Now, not all traditional food is healthy – gemmer (ginger beer) and MaSkhosanas (scones) must still be consumed sparingly – and the writers are not saying that we should only eat traditional food (that would just be boring), but they are advocating that we disband the idea that traditional food is “poverty food”, or unsophisticated.

The way that traditional dishes are cooked and the fact that they incorporate so many good carbs, cultivated vegetables, and fermented milk and cereals, make them excellent for improving your health and helping you lose weight.

‘Poverty food’

What I love most about Eat Ting is that it is clearly based on people’s lived experiences. In fact, every chapter is interspersed with anecdotes derived from interviews with black South Africans.

One chapter addresses the seven problems that are making successful black people overweight and unwell. Among the universal modern-day issues of stress and a lack of time, black South Africans have kids who don’t know how to eat traditional food, which is frustrating when coupled with the obligation to eat at the “Triple M” – maso (funerals), matlapa (unveiling of tombstones) and magadi (lobola).

We also carry psychological scars from the past. Have you heard someone reject traditional food now that “re tlhabologile” (we are sophisticated)? Now-wealthy black South Africans generally know what it’s like to not have enough to eat and, not only do they never want to feel that way again, they want to make sure their kids never have to eat food associated with being poor.

A woman the author called Lebo writes: “When my husband and I were first together, we were young and we weren’t rich, but we had decent jobs and, for the first time in our lives, we had a fair amount of money. We both grew up quite poor and we just binged on everything. It was like, ‘Croissant! This is new! Let’s have 10!’ It was almost like a revenge thing. We were in hibernation mode – storing for winter as if the time of plenty would go away. But it’s silly because now it’s been 10 years and we need to calm down. Winter’s not coming. This is not Game of Thrones. The croissants aren’t going anywhere.”

Getting over that psychological feeling of “storing up for winter” means we must address it first.

And once we do, we will stop gorging on huge portions because we understand that the food is not going to run out overnight.

So did apartheid have anything to do with it?

What we eat and why we eat it is anthropological, cultural and political, says Trapido.
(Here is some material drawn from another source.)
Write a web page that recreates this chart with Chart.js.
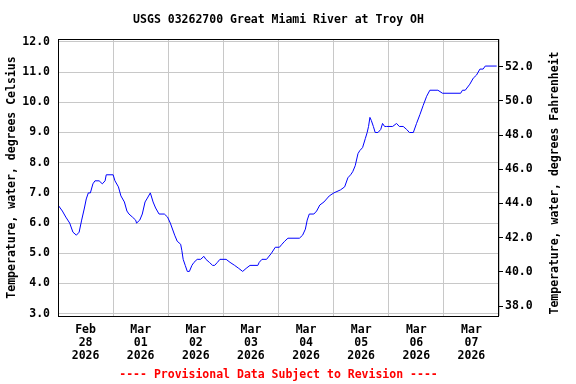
<!DOCTYPE html>
<html>
<head>
<meta charset="utf-8">
<script src="https://cdn.jsdelivr.net/npm/chart.js@4"></script>
<style>
  html, body { margin: 0; padding: 0; background: #fff; }
  canvas { display: block; }
</style>
</head>
<body>
<canvas id="chart" width="576" height="384"></canvas>
<script>
const title = 'USGS 03262700 Great Miami River at Troy OH'
const footnote = '---- Provisional Data Subject to Revision ----'
const leftTitle = 'Temperature, water, degrees Celsius'
const rightTitle = 'Temperature, water, degrees Fahrenheit'

// hours since Feb 28 2026 00:00
const hours = [
  0, 1.9, 3.4, 5.1, 6.5, 8.0, 9.2, 10.3, 11.5, 12.3, 13.2, 14.1, 15.2, 16.1, 17.9, 19.3, 20.5, 21.0,
  24.0, 24.8, 26.3, 27.4, 28.9, 30.0, 30.9, 32.4, 33.8, 34.2, 35.6, 36.7, 37.9, 38.7, 40.2, 41.4, 42.5,
  44.0, 46.3, 47.7, 48.9, 50.8, 51.9, 53.4, 53.9, 54.5, 55.4, 56.3, 57.2, 58.3, 59.2, 60.6, 62.1, 63.5,
  64.4, 65.9, 67.3, 68.2, 69.4, 70.5, 73.2, 74.9, 76.9, 78.7, 80.4, 81.9, 83.6, 87.0, 87.6, 88.8, 90.8,
  92.9, 94.6, 96.4, 97.5, 98.7, 100.1, 105.1, 106.5, 107.7, 108.5, 109.4, 111.4, 112.6, 114.0, 115.8,
  118.1, 120.1, 123.0, 124.8, 126.2, 127.4, 128.3, 129.4, 130.6, 131.4, 132.6, 133.8, 134.6, 135.2,
  135.8, 136.4, 137.3, 138.1, 139.3, 140.5, 141.3, 142.2, 143.1, 145.7, 147.4, 148.6, 150.3, 151.8,
  153.0, 154.7, 156.1, 157.6, 159.0, 160.5, 161.9, 165.4, 167.4, 175.3, 176.1, 177.3, 179.3, 180.8,
  182.2, 183.7, 185.1, 186.0, 191.0,
]
const tempC = [
  6.6, 6.4, 6.2, 6.0, 5.7, 5.6, 5.7, 6.1, 6.5, 6.8, 7.0, 7.0, 7.3, 7.4, 7.4, 7.3, 7.4, 7.6,
  7.6, 7.4, 7.2, 6.9, 6.7, 6.4, 6.3, 6.2, 6.1, 6.0, 6.1, 6.3, 6.7, 6.8, 7.0, 6.7, 6.5,
  6.3, 6.3, 6.2, 6.0, 5.6, 5.4, 5.3, 5.1, 4.8, 4.6, 4.4, 4.4, 4.6, 4.7, 4.8, 4.8, 4.9,
  4.8, 4.7, 4.6, 4.6, 4.7, 4.8, 4.8, 4.7, 4.6, 4.5, 4.4, 4.5, 4.6, 4.6, 4.7, 4.8, 4.8,
  5.0, 5.2, 5.2, 5.3, 5.4, 5.5, 5.5, 5.6, 5.8, 6.1, 6.3, 6.3, 6.4, 6.6, 6.7,
  6.9, 7.0, 7.1, 7.2, 7.5, 7.6, 7.7, 7.9, 8.3, 8.4, 8.5, 8.8, 9.0, 9.2,
  9.5, 9.4, 9.2, 9.0, 9.0, 9.1, 9.3, 9.2, 9.2, 9.2, 9.3, 9.2, 9.2, 9.1,
  9.0, 9.0, 9.3, 9.6, 9.9, 10.2, 10.4, 10.4, 10.3, 10.3, 10.4, 10.4, 10.6, 10.8,
  10.9, 11.1, 11.1, 11.2, 11.2,
]

const dayLabels = [
  ['Feb', '28', '2026'], ['Mar', '01', '2026'], ['Mar', '02', '2026'], ['Mar', '03', '2026'],
  ['Mar', '04', '2026'], ['Mar', '05', '2026'], ['Mar', '06', '2026'], ['Mar', '07', '2026'],
]
const celsiusTicks = [3, 4, 5, 6, 7, 8, 9, 10, 11, 12]
const fahrenheitTicks = [38, 40, 42, 44, 46, 48, 50, 52]

const FONT = { family: 'DejaVu Sans Mono', size: 11.5, weight: 'bold' }
const GRID = '#c8c8c8'

const setTicks = values => scale => { scale.ticks = values.map(value => ({ value })) }

const frameAndText = {
  id: 'frameAndText',
  afterDraw(chart) {
    const { ctx, chartArea: a } = chart
    const cx = (a.left + a.right) / 2
    ctx.save()
    ctx.strokeStyle = '#000'
    ctx.lineWidth = 1
    ctx.strokeRect(a.left + 0.5, a.top + 0.5, a.right - a.left - 1, a.bottom - a.top)
    ctx.font = `bold ${FONT.size}px "${FONT.family}"`
    ctx.textAlign = 'center'
    ctx.textBaseline = 'middle'
    ctx.fillStyle = '#000'
    ctx.fillText(title, cx, 20)
    ctx.fillStyle = '#ff0000'
    ctx.fillText(footnote, cx, 375)
    // right axis title reads bottom-to-top, like the left one
    ctx.fillStyle = '#000'
    ctx.translate(555, 183)
    ctx.rotate(-Math.PI / 2)
    ctx.fillText(rightTitle, 0, 0)
    ctx.restore()
  },
}

new Chart(document.getElementById('chart'), {
  type: 'line',
  data: {
    datasets: [{
      data: hours.map((h, i) => ({ x: h, y: tempC[i] })),
      borderColor: '#0000ff',
      borderWidth: 1,
      pointRadius: 0,
      tension: 0,
      fill: false,
    }],
  },
  options: {
    responsive: false,
    animation: false,
    layout: { padding: { top: 39 } },
    plugins: { legend: { display: false }, tooltip: { enabled: false } },
    scales: {
      x: {
        type: 'linear',
        min: 0,
        max: 192,
        afterBuildTicks: setTicks(Array.from({ length: 17 }, (_, i) => i * 12)),
        afterFit: scale => { scale.height = 68 },
        border: { display: false },
        grid: {
          drawTicks: false,
          color: c => (c.tick && c.tick.value % 24 === 0 ? GRID : 'rgba(0,0,0,0)'),
        },
        ticks: {
          autoSkip: false,
          maxRotation: 0,
          padding: 8,
          color: '#000',
          font: { ...FONT, lineHeight: 1.11 },
          callback: v => (v % 24 === 12 ? dayLabels[(v - 12) / 24] : ''),
        },
      },
      y: {
        position: 'left',
        min: 2.924,
        max: 12.096,
        afterBuildTicks: setTicks(celsiusTicks),
        afterFit: scale => { scale.width = 58 },
        border: { display: false },
        grid: { drawTicks: false, color: GRID },
        ticks: { padding: 8, color: '#000', font: FONT, callback: v => v.toFixed(1) },
        title: { display: true, text: leftTitle, color: '#000', font: FONT, padding: { top: 5, bottom: 0 } },
      },
      y1: {
        position: 'right',
        min: 37.42,
        max: 53.62,
        afterBuildTicks: setTicks(fahrenheitTicks),
        afterFit: scale => { scale.width = 77 },
        border: { display: false },
        grid: { drawOnChartArea: false, drawTicks: true, tickLength: 4, color: '#000' },
        ticks: { padding: 2, color: '#000', font: FONT, callback: v => v.toFixed(1) },
      },
    },
  },
  plugins: [frameAndText],
})
</script>
</body>
</html>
Although global urbanisation has led to a rise in consumption of energy-dense, sugary foods (and an accompanying increase in body weight), South Africa is an even more extreme case because of apartheid.

Due to land dispossession, “families were split up and urban people no longer had access to the labour of grandmothers to cook, or younger sisters to collect firewood and gather wild leaves”.

Those who went to work in urban areas often lived in single-sex hostels where food was doled out by the employer.

Because of increased time spent commuting from black townships to white business spaces, there just wasn’t time for cooking any more.

Since slow simmering was no longer an option, people had to devise ways to add flavour to their food, which led to an increase in the use of stock cubes, powdered gravies and MSG (think Aromat).

The fact that apartheid outlawed land ownership and took away fertile farmland from Africans meant that there weren’t many black farmers around the urban centres producing indigenous crops, so even if you wanted to cook traditional vegetables, you couldn’t find them.

And then, perhaps the most insidious of all, was the arrival of state-powered mealie monopolies. Maize, the highly refined, nutrient-deficient and bleached kind, was pushed at the expense of other starches. This cheap, unhealthy food soon became many black people’s staple meal.

The good news is that bad habits can be broken. Urbanisation and acculturation might have introduced unhealthy food into our diets, but the power is in your hands to change how you eat; to take control of your diet and get back to nutrient-dense foods.

This might be the perfect book you need to get going.